Data records:
• • • • • • •

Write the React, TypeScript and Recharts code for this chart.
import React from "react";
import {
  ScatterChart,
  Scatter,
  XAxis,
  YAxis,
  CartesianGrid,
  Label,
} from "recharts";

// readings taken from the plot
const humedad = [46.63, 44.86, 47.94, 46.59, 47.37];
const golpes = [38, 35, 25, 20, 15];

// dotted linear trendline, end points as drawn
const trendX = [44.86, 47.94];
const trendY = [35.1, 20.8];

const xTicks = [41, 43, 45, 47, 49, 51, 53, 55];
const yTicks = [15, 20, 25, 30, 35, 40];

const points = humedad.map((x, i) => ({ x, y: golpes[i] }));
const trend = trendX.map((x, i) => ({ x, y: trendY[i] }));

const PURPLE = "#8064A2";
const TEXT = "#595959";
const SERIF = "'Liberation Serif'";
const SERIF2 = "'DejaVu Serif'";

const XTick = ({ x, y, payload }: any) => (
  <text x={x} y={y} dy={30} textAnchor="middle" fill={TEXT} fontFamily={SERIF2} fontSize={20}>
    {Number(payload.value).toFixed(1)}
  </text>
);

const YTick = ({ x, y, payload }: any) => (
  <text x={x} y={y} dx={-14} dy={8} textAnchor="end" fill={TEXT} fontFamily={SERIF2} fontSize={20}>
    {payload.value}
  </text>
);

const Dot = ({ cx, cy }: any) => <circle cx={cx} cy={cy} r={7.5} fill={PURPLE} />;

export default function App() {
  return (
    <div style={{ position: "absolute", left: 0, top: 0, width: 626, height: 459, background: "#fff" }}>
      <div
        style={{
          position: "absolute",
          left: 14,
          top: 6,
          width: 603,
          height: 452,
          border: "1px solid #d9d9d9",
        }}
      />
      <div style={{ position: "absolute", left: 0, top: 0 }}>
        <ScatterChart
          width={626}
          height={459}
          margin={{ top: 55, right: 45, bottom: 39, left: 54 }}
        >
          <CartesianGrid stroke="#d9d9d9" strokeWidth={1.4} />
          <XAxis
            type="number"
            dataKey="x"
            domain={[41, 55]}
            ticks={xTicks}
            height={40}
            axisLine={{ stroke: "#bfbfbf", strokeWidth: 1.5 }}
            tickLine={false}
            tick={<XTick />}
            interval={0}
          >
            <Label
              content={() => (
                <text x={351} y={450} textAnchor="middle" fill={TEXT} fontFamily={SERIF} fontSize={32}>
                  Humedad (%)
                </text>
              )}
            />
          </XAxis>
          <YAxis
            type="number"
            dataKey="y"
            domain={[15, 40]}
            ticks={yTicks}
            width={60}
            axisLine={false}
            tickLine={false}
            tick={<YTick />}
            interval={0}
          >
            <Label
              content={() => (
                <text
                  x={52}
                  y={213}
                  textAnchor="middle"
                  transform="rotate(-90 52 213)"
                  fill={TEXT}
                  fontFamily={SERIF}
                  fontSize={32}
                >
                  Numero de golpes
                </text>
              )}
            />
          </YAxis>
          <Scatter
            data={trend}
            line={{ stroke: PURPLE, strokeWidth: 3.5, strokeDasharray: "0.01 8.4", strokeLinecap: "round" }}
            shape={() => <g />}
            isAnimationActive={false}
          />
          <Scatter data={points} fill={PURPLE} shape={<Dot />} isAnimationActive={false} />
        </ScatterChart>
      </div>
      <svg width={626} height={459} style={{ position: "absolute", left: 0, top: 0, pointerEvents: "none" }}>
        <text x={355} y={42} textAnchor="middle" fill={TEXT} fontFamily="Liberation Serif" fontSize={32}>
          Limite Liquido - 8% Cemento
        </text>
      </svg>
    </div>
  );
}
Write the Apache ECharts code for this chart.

• • • • • • •

Exactly as they appear, please write out the lines from the opening of the listing above down to the line containing "any) => <circle", with both end lines included.

Finished answer
Write the React, TypeScript and Recharts code for this chart.
import React from "react";
import {
  ScatterChart,
  Scatter,
  XAxis,
  YAxis,
  CartesianGrid,
  Label,
} from "recharts";

// readings taken from the plot
const humedad = [46.63, 44.86, 47.94, 46.59, 47.37];
const golpes = [38, 35, 25, 20, 15];

// dotted linear trendline, end points as drawn
const trendX = [44.86, 47.94];
const trendY = [35.1, 20.8];

const xTicks = [41, 43, 45, 47, 49, 51, 53, 55];
const yTicks = [15, 20, 25, 30, 35, 40];

const points = humedad.map((x, i) => ({ x, y: golpes[i] }));
const trend = trendX.map((x, i) => ({ x, y: trendY[i] }));

const PURPLE = "#8064A2";
const TEXT = "#595959";
const SERIF = "'Liberation Serif'";
const SERIF2 = "'DejaVu Serif'";

const XTick = ({ x, y, payload }: any) => (
  <text x={x} y={y} dy={30} textAnchor="middle" fill={TEXT} fontFamily={SERIF2} fontSize={20}>
    {Number(payload.value).toFixed(1)}
  </text>
);

const YTick = ({ x, y, payload }: any) => (
  <text x={x} y={y} dx={-14} dy={8} textAnchor="end" fill={TEXT} fontFamily={SERIF2} fontSize={20}>
    {payload.value}
  </text>
);

const Dot = ({ cx, cy }: any) => <circle cx={cx} cy={cy} r={7.5} fill={PURPLE} />;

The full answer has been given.